Homo sacer. Суверенная власть и голая жизнь - [6]
Стоит поразмыслить над имплицитной топологией этого парадокса, так как лишь после того как мы постигнем его структуру, станет ясно, до какой степени суверенная власть отмечает границу (в двойном смысле начала и конца) правовой системы. Шмитт представляет эту структуру как ситуацию чрезвычайного положения (Ausnahme):
Исключение это то, что не может повториться; оно не подпадает под общую гипотезу, но в то же время делает абсолютно явным особый юридический формальный элемент: решение.
В своей абсолютной форме исключительный случай обнаруживается лишь тогда, когда необходимо создать ситуацию, в которой могут обладать силой правовые нормы. Каждая общая норма нуждается в нормальном структурировании жизненных отношений, к которым она должна, в действительности, находить применение и которые она подчиняет своему собственному нормативному регулированию. Норма нуждается в усредненной, однородной ситуации. Эта нормальность на самом деле не является просто внешней предпосылкой, которую юрист может игнорировать; напротив, она имеет прямое отношение к имманентной действенности нормы. Не существует норм, применимых к хаосу. Сначала должен бьггь установлен порядок: только тогда правовая система имеет смысл. Необходимо создать нормальную ситуацию, и суверен — это тот, кто принимает окончательное решение, действительно ли воцарилось это состояние нормальности. Каждое право является «правом, применимым к ситуации». Суверен создает и гарантирует ситуацию как целое в ее полноте. Он обладает монополией последнего решения. В этом заключается сущность государственной суверенной власти, которую, следовательно, правильно было бы определять не как монополию санкции или власти, а как монополию решения, где термин «решение» используется в общем значении, которое еще предстоит развить. Исключительный случай делает очевидной и более ясной сущность государственной власти. Здесь решение отличается от правовой нормы, и (сформулируем парадокс) власть демонстрирует, что не нуждается в праве, чтобы создать право… Исключение интереснее нормального случая. Последний ничего не доказывает, а исключение доказывает все; оно не только подтверждает правило: само правило живет только исключением… Протестантский теолог, который показал, какой жизненной силой обладала мысль еще в XIX веке, писал: «Исключение объясняет общее и себя само. И если мы хотим правильно исследовать общее, мы должны потрудиться исследовать лишь действительное исключение. Оно выявляет само общее намного более ясным образом. Рано или поздно вечное общее место общего вызовет у нас отвращение: но из него есть исключения. Если их нельзя объяснить, тогда нельзя объяснить и общее. Обычно мы не замечаем этой трудности, потому что мы думаем об общем не со страстью, а со спокойной поверхностностью.
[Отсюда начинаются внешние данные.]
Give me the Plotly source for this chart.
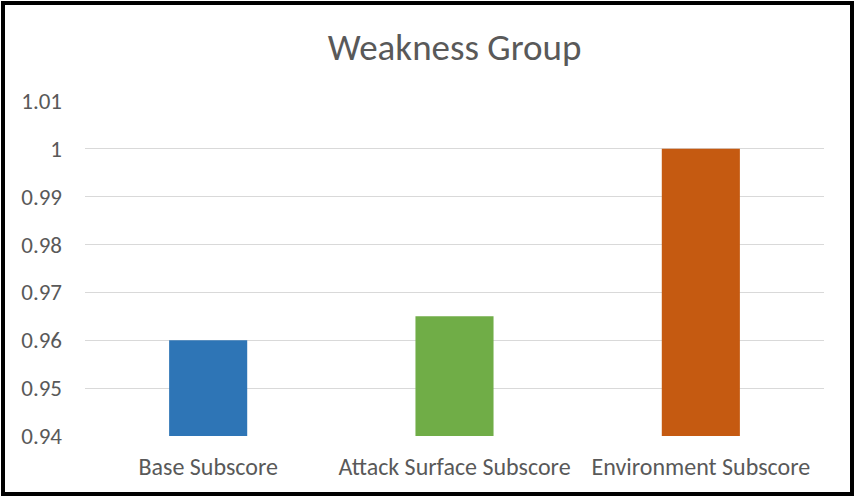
import plotly.graph_objects as go

categories = ["Base Subscore", "Attack Surface Subscore", "Environment Subscore"]
values = [0.96, 0.965, 1.0]
bar_colors = ["#2E75B6", "#70AD47", "#C55A11"]
y_tickvals = [0.94, 0.95, 0.96, 0.97, 0.98, 0.99, 1.0, 1.01]
y_ticktext = ["0.94", "0.95", "0.96", "0.97", "0.98", "0.99", "1", "1.01"]

W, H = 855, 497
L, R, T, B = 85, 31, 101, 61
pw, ph = W - L - R, H - T - B

def px_x(p):
    return (p - L) / pw

def px_y(p):
    return (H - B - p) / ph

FONT = "Carlito, Calibri, 'Liberation Sans Narrow', 'DejaVu Sans Condensed', sans-serif"
GRAY = "#595959"

fig = go.Figure(
    go.Bar(
        x=categories,
        y=values,
        base=0,
        marker=dict(color=bar_colors, line=dict(width=0)),
        showlegend=False,
        hoverinfo="x+y",
    )
)

fig.update_layout(
    width=W,
    height=H,
    margin=dict(l=L, r=R, t=T, b=B),
    paper_bgcolor="white",
    plot_bgcolor="white",
    bargap=0.683,
    font=dict(family=FONT, color=GRAY, size=23),
    title=dict(
        text="Weakness Group",
        x=0.5,
        xref="paper",
        xanchor="center",
        y=1 - 47 / H,
        yref="container",
        yanchor="middle",
        font=dict(family=FONT, size=37, color=GRAY),
    ),
    xaxis=dict(
        showgrid=False,
        showline=False,
        zeroline=False,
        ticks="",
        tickfont=dict(size=24, color=GRAY),
        ticklabelstandoff=14,
    ),
    yaxis=dict(
        range=[0.94, 1.01],
        tickvals=y_tickvals,
        ticktext=y_ticktext,
        showgrid=True,
        gridcolor="#D9D9D9",
        gridwidth=1,
        zeroline=False,
        showline=False,
        ticks="",
        tickfont=dict(size=23, color=GRAY),
        ticklabelstandoff=22,
    ),
    shapes=[
        dict(
            type="rect",
            xref="paper",
            yref="paper",
            x0=px_x(3),
            x1=px_x(852),
            y0=px_y(494),
            y1=px_y(3),
            line=dict(color="black", width=4),
            fillcolor="rgba(0,0,0,0)",
            layer="above",
        )
    ],
)

fig.write_html("out.html")
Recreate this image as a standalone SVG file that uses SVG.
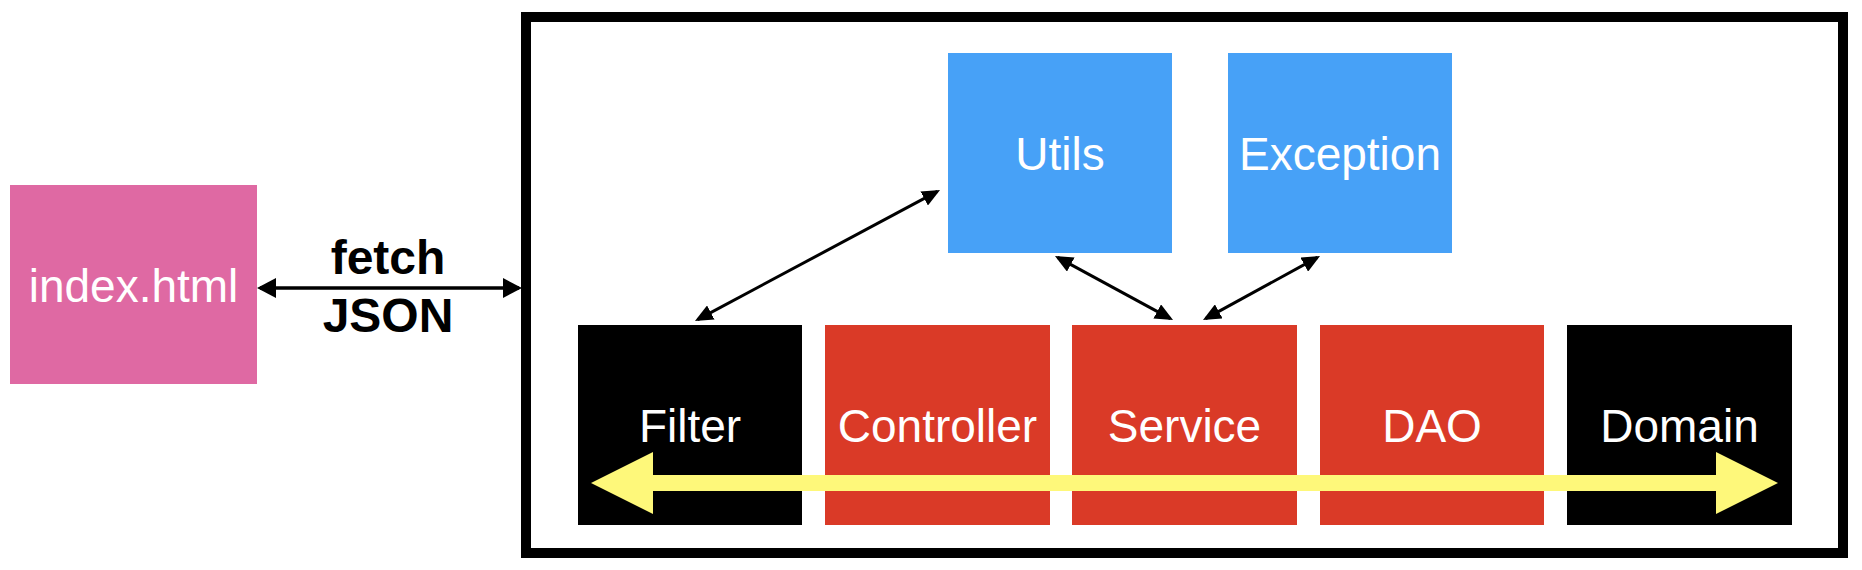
<svg xmlns="http://www.w3.org/2000/svg" width="1862" height="570" viewBox="0 0 1862 570">
<style>
.lbl{font-family:"Liberation Sans",Arial,Helvetica,sans-serif;font-size:46px;fill:#fff;text-anchor:middle}
.edge{font-family:"Liberation Sans",Arial,Helvetica,sans-serif;font-size:48px;font-weight:bold;fill:#000;text-anchor:middle}
.pink{fill:#DF69A3}
.blue{fill:#47A1F7}
.red{fill:#DA3A27}
.blk{fill:#000}
.conn{stroke:#000;stroke-width:3;fill:none;marker-start:url(#ah);marker-end:url(#ah)}
</style>
<defs>
<marker id="ah" viewBox="0 0 18 16" refX="15" refY="8" markerWidth="18" markerHeight="16" markerUnits="userSpaceOnUse" orient="auto-start-reverse">
<path d="M0,0 L18,8 L0,16 z" fill="#000"/>
</marker>
<marker id="ah2" viewBox="0 0 19 20" refX="16" refY="10" markerWidth="19" markerHeight="20" markerUnits="userSpaceOnUse" orient="auto-start-reverse">
<path d="M0,0 L19,10 L0,20 z" fill="#000"/>
</marker>
</defs>
<rect width="1862" height="570" fill="#fff"/>

<g id="backend">
<rect x="526" y="17" width="1317" height="536" fill="#fff" stroke="#000" stroke-width="10"/>
</g>

<g id="index">
<rect class="pink" x="10" y="185" width="247" height="199"/>
<text class="lbl" x="133.5" y="302">index.html</text>
</g>

<g id="utils">
<rect class="blue" x="948" y="53" width="224" height="200"/>
<text class="lbl" x="1060" y="170">Utils</text>
</g>

<g id="exception">
<rect class="blue" x="1228" y="53" width="224" height="200"/>
<text class="lbl" x="1340" y="170">Exception</text>
</g>

<g id="filter">
<rect class="blk" x="578" y="325" width="224" height="200"/>
<text class="lbl" x="690" y="442">Filter</text>
</g>

<g id="controller">
<rect class="red" x="825" y="325" width="225" height="200"/>
<text class="lbl" x="937.5" y="442">Controller</text>
</g>

<g id="service">
<rect class="red" x="1072" y="325" width="225" height="200"/>
<text class="lbl" x="1184.5" y="442">Service</text>
</g>

<g id="dao">
<rect class="red" x="1320" y="325" width="224" height="200"/>
<text class="lbl" x="1432" y="442">DAO</text>
</g>

<g id="domain">
<rect class="blk" x="1567" y="325" width="225" height="200"/>
<text class="lbl" x="1679.5" y="442">Domain</text>
</g>

<g id="connectors">
<line x1="260" y1="288" x2="519" y2="288" stroke="#000" stroke-width="3.5" marker-start="url(#ah2)" marker-end="url(#ah2)"/>
<text class="edge" x="388" y="274">fetch</text>
<text class="edge" x="388" y="332">JSON</text>
<line class="conn" x1="697.6" y1="319.6" x2="937.4" y2="191.4"/>
<line class="conn" x1="1057.6" y1="257.4" x2="1170.4" y2="318.6"/>
<line class="conn" x1="1205.6" y1="318.6" x2="1317.4" y2="257.4"/>
<polygon points="591,483 653,452 653,475 1716,475 1716,452 1778,483 1716,514 1716,491 653,491 653,514" fill="#FEF87A"/>
</g>
</svg>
Исключение, напротив, думает об общем с энергичной страстностью»[31].
Шмитт в своем определении исключения не случайно ссылается на труд теолога (а это не кто иной, как Кьеркегор). Несмотря на то, что уже Джамбаттиста Вико утверждал в схожих терминах превосходство исключения как «последней конфигурации фактов» над позитивным правом[32], в области юридических наук не существует теории исключения, которая признавала бы за ним столь высокое положение. Поскольку, согласно Шмитту, в ситуации исключения, присущей суверенной власти, проблематичным оказывается само условие, при котором возможна действенность правовой нормы как таковой, и вместе с ним весь смысл государственной власти. Суверен посредством чрезвычайного положения «создает и гарантирует ситуацию», которая требуется праву для того, чтобы быть действенным. Но что это за «ситуация», какова ее структура, коль скоро она заключается не в чем ином, как во временном прекращении нормы?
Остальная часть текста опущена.